**Stated task**
Pictures do not belong in your copy. Repeat all the other data exactly.

◆ ◆ ◆

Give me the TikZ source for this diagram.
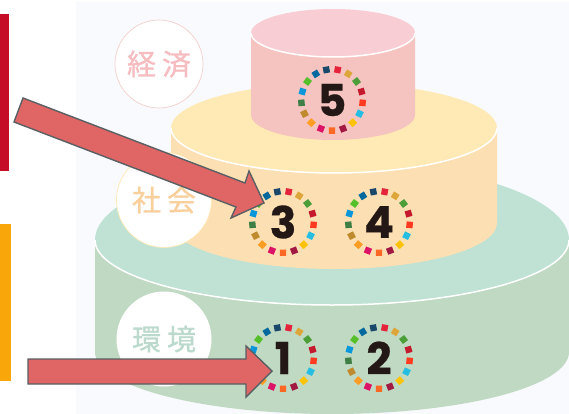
\documentclass[tikz,border=0pt]{standalone}
\usepackage{fontspec}
\usetikzlibrary{calc}
\setmainfont[BoldFeatures={FakeBold=0.6}]{Poppins}
\newfontfamily\cjk[FakeBold=0.8]{Noto Sans CJK JP}
\definecolor{bgtint}{HTML}{F8FAFD}
\definecolor{arrowfill}{HTML}{E06666}
\definecolor{arrowline}{HTML}{595F63}
\definecolor{digitink}{HTML}{231815}
\definecolor{barred}{HTML}{C60D28}
\definecolor{barorange}{HTML}{F9A60A}
\definecolor{topface}{HTML}{F8CDD3}
\definecolor{topbody}{HTML}{F6C4C0}
\definecolor{midface}{HTML}{FFE9B4}
\definecolor{midbody}{HTML}{FCE0B3}
\definecolor{lowface}{HTML}{BFE2D5}
\definecolor{lowbody}{HTML}{C0D9C3}
\definecolor{econink}{HTML}{F6BCC0}
\definecolor{socink}{HTML}{F9CF9C}
\definecolor{envink}{HTML}{BBDACD}
\definecolor{econring}{HTML}{F3CFCB}
\newcommand{\sdgring}[3]{%
  \node[digit] (#1) at (#2,#3) {#1};
  \foreach \c [count=\i from 0] in {E5243B,DDA63A,4C9F38,C5192D,FF3A21,26BDE2,FCC30B,A21942,FD6925,DD1367,FD9D24,BF8B2E,3F7E44,0A97D9,56C02B,00689D,19486A}{
    \definecolor{tile}{HTML}{\c}
    \pgfmathsetmacro{\ang}{-10.6-\i*21.176}
    \fill[tile,rotate around={\ang:(#2,#3)}] ($(#2,#3)+(-3.2,-33.9)$) rectangle ($(#2,#3)+(3.2,-27.5)$);
  }%
}
\begin{document}
\begin{tikzpicture}[x=1pt,y=-1pt,
  digit/.style={font=\fontsize{44}{44}\selectfont\bfseries,text=digitink,inner sep=0pt},
  badge/.style={circle,fill=white,minimum size=#1,inner sep=0pt,line width=.7pt},
  badgetext/.style={font=\cjk\fontsize{29}{29}\selectfont},
  blockarrow/.style={fill=arrowfill,draw=arrowline,line width=1.4pt,line join=miter},
  rimline/.style={white,line width=1.5pt}]
\useasboundingbox (0,0) rectangle (569,414);
\clip (0,0) rectangle (569,414);
\fill[white] (0,0) rectangle (569,414);
\fill[bgtint] (76,2) rectangle (569,414);
\fill[barred] (0,14) rectangle (9,171);
\fill[barorange] (0,224) rectangle (11,381);
% lower tier
\fill[lowbody] (95,240) -- (95,352) arc[start angle=180,end angle=360,x radius=237pt,y radius=62pt] -- (569,240) -- cycle;
\fill[lowface] (95,240) arc[start angle=180,end angle=0,x radius=237pt,y radius=78pt] arc[start angle=0,end angle=-180,x radius=237pt,y radius=65pt] -- cycle;
\draw[rimline] (95,240) arc[start angle=180,end angle=360,x radius=237pt,y radius=65pt];
% middle tier
\fill[midbody] (171,128) -- (171,223) arc[start angle=180,end angle=360,x radius=163pt,y radius=46pt] -- (497,128) -- cycle;
\fill[midface] (334,128) ellipse[x radius=163pt,y radius=45pt];
\draw[rimline] (171,128) arc[start angle=180,end angle=360,x radius=163pt,y radius=45pt];
% top tier
\fill[topbody] (251,33) -- (251,115) arc[start angle=180,end angle=360,x radius=82pt,y radius=25pt] -- (415,33) -- cycle;
\fill[topface] (333,33) ellipse[x radius=82pt,y radius=24pt];
\draw[rimline] (251,33) arc[start angle=180,end angle=360,x radius=82pt,y radius=24pt];
% badges
\node[badge=88pt,draw=econring] (econ) at (159,64) {};
\node[badgetext,text=econink] (econtext) at (econ.center) {経\hspace{6pt}済};
\node[badge=95pt,draw=midface] (soc) at (164,200) {};
\node[badgetext,text=socink] (soctext) at (soc.center) {社\hspace{6pt}会};
\node[badge=95pt] (env) at (164,339) {};
\node[badgetext,text=envink] (envtext) at (env.center) {環\hspace{6pt}境};
% rings
\sdgring{5}{332}{100}
\sdgring{3}{283}{222}
\sdgring{4}{379}{222}
\sdgring{1}{283}{358}
\sdgring{2}{379}{358}
% block arrows
\draw[blockarrow] (23,98) -- (245,183) -- (249,171) -- (264,203) -- (231,218) -- (236,207) -- (14,122) -- cycle;
\draw[blockarrow] (28,359) -- (246,359) -- (246,346) -- (272,371) -- (246,397) -- (246,384) -- (28,384) -- cycle;
\end{tikzpicture}
\end{document}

◆ ◆ ◆

**Solution for this task**
Give me the TikZ source for this diagram.
\documentclass[tikz,border=0pt]{standalone}
\usepackage{fontspec}
\usetikzlibrary{calc}
\setmainfont[BoldFeatures={FakeBold=0.6}]{Poppins}
\newfontfamily\cjk[FakeBold=0.8]{Noto Sans CJK JP}
\definecolor{bgtint}{HTML}{F8FAFD}
\definecolor{arrowfill}{HTML}{E06666}
\definecolor{arrowline}{HTML}{595F63}
\definecolor{digitink}{HTML}{231815}
\definecolor{barred}{HTML}{C60D28}
\definecolor{barorange}{HTML}{F9A60A}
\definecolor{topface}{HTML}{F8CDD3}
\definecolor{topbody}{HTML}{F6C4C0}
\definecolor{midface}{HTML}{FFE9B4}
\definecolor{midbody}{HTML}{FCE0B3}
\definecolor{lowface}{HTML}{BFE2D5}
\definecolor{lowbody}{HTML}{C0D9C3}
\definecolor{econink}{HTML}{F6BCC0}
\definecolor{socink}{HTML}{F9CF9C}
\definecolor{envink}{HTML}{BBDACD}
\definecolor{econring}{HTML}{F3CFCB}
\newcommand{\sdgring}[3]{%
  \node[digit] (#1) at (#2,#3) {#1};
  \foreach \c [count=\i from 0] in {E5243B,DDA63A,4C9F38,C5192D,FF3A21,26BDE2,FCC30B,A21942,FD6925,DD1367,FD9D24,BF8B2E,3F7E44,0A97D9,56C02B,00689D,19486A}{
    \definecolor{tile}{HTML}{\c}
    \pgfmathsetmacro{\ang}{-10.6-\i*21.176}
    \fill[tile,rotate around={\ang:(#2,#3)}] ($(#2,#3)+(-3.2,-33.9)$) rectangle ($(#2,#3)+(3.2,-27.5)$);
  }%
}
\begin{document}
\begin{tikzpicture}[x=1pt,y=-1pt,
  digit/.style={font=\fontsize{44}{44}\selectfont\bfseries,text=digitink,inner sep=0pt},
  badge/.style={circle,fill=white,minimum size=#1,inner sep=0pt,line width=.7pt},
  badgetext/.style={font=\cjk\fontsize{29}{29}\selectfont},
  blockarrow/.style={fill=arrowfill,draw=arrowline,line width=1.4pt,line join=miter},
  rimline/.style={white,line width=1.5pt}]
\useasboundingbox (0,0) rectangle (569,414);
\clip (0,0) rectangle (569,414);
\fill[white] (0,0) rectangle (569,414);
\fill[bgtint] (76,2) rectangle (569,414);
\fill[barred] (0,14) rectangle (9,171);
\fill[barorange] (0,224) rectangle (11,381);
% lower tier
\fill[lowbody] (95,240) -- (95,352) arc[start angle=180,end angle=360,x radius=237pt,y radius=62pt] -- (569,240) -- cycle;
\fill[lowface] (95,240) arc[start angle=180,end angle=0,x radius=237pt,y radius=78pt] arc[start angle=0,end angle=-180,x radius=237pt,y radius=65pt] -- cycle;
\draw[rimline] (95,240) arc[start angle=180,end angle=360,x radius=237pt,y radius=65pt];
% middle tier
\fill[midbody] (171,128) -- (171,223) arc[start angle=180,end angle=360,x radius=163pt,y radius=46pt] -- (497,128) -- cycle;
\fill[midface] (334,128) ellipse[x radius=163pt,y radius=45pt];
\draw[rimline] (171,128) arc[start angle=180,end angle=360,x radius=163pt,y radius=45pt];
% top tier
\fill[topbody] (251,33) -- (251,115) arc[start angle=180,end angle=360,x radius=82pt,y radius=25pt] -- (415,33) -- cycle;
\fill[topface] (333,33) ellipse[x radius=82pt,y radius=24pt];
\draw[rimline] (251,33) arc[start angle=180,end angle=360,x radius=82pt,y radius=24pt];
% badges
\node[badge=88pt,draw=econring] (econ) at (159,64) {};
\node[badgetext,text=econink] (econtext) at (econ.center) {経\hspace{6pt}済};
\node[badge=95pt,draw=midface] (soc) at (164,200) {};
\node[badgetext,text=socink] (soctext) at (soc.center) {社\hspace{6pt}会};
\node[badge=95pt] (env) at (164,339) {};
\node[badgetext,text=envink] (envtext) at (env.center) {環\hspace{6pt}境};
% rings
\sdgring{5}{332}{100}
\sdgring{3}{283}{222}
\sdgring{4}{379}{222}
\sdgring{1}{283}{358}
\sdgring{2}{379}{358}
% block arrows
\draw[blockarrow] (23,98) -- (245,183) -- (249,171) -- (264,203) -- (231,218) -- (236,207) -- (14,122) -- cycle;
\draw[blockarrow] (28,359) -- (246,359) -- (246,346) -- (272,371) -- (246,397) -- (246,384) -- (28,384) -- cycle;
\end{tikzpicture}
\end{document}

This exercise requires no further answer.